Although it has been less than thrilled by NASA’s effective taboo on lunar exploration, Congress has adopted a good-cop approach toward the agency's asteroid-then-Mars human spaceflight plans during the last six years. In hearings, members have suggested that the space agency reconsider its human mission to an asteroid and perhaps work with Europe on some tentative plans to send humans to the surface of the Moon. But NASA hasn’t acquiesced to this gentle cajoling.
During the recent appropriations process in the House, as Ars reported in May, members exercised the power of the purse to more forcefully nudge NASA back toward the Moon as an interim step to Mars. Lawmakers zeroed out funding for the asteroid mission and encouraged NASA to “develop plans to return to the Moon to test capabilities that will be needed for Mars, including habitation modules, lunar prospecting, and landing and ascent vehicles.” After discussions with lawmakers, aides, and officials in the aerospace community since then, it has become clear this is no transient movement. Rather, the Moon-then-Mars plan has bipartisan support.
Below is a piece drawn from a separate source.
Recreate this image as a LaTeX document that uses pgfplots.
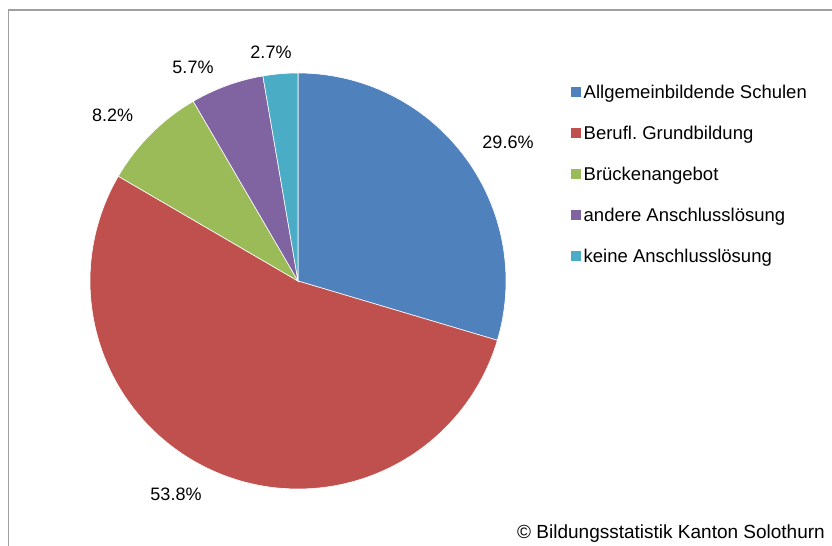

NASA’s prohibition on lunar exploration dates to 2010, when President Obama set NASA's human exploration program on a course to visit an asteroid by 2025 and then on to Mars in the 2030s. As for the Moon, then the short-term goal of NASA’s human spaceflight program, Obama said, “We’ve been there before.” Now House members see the end of Obama’s presidency looming and have found his go-it-alone approach toward Mars probably will not be supported by the next President—Republican or Democrat.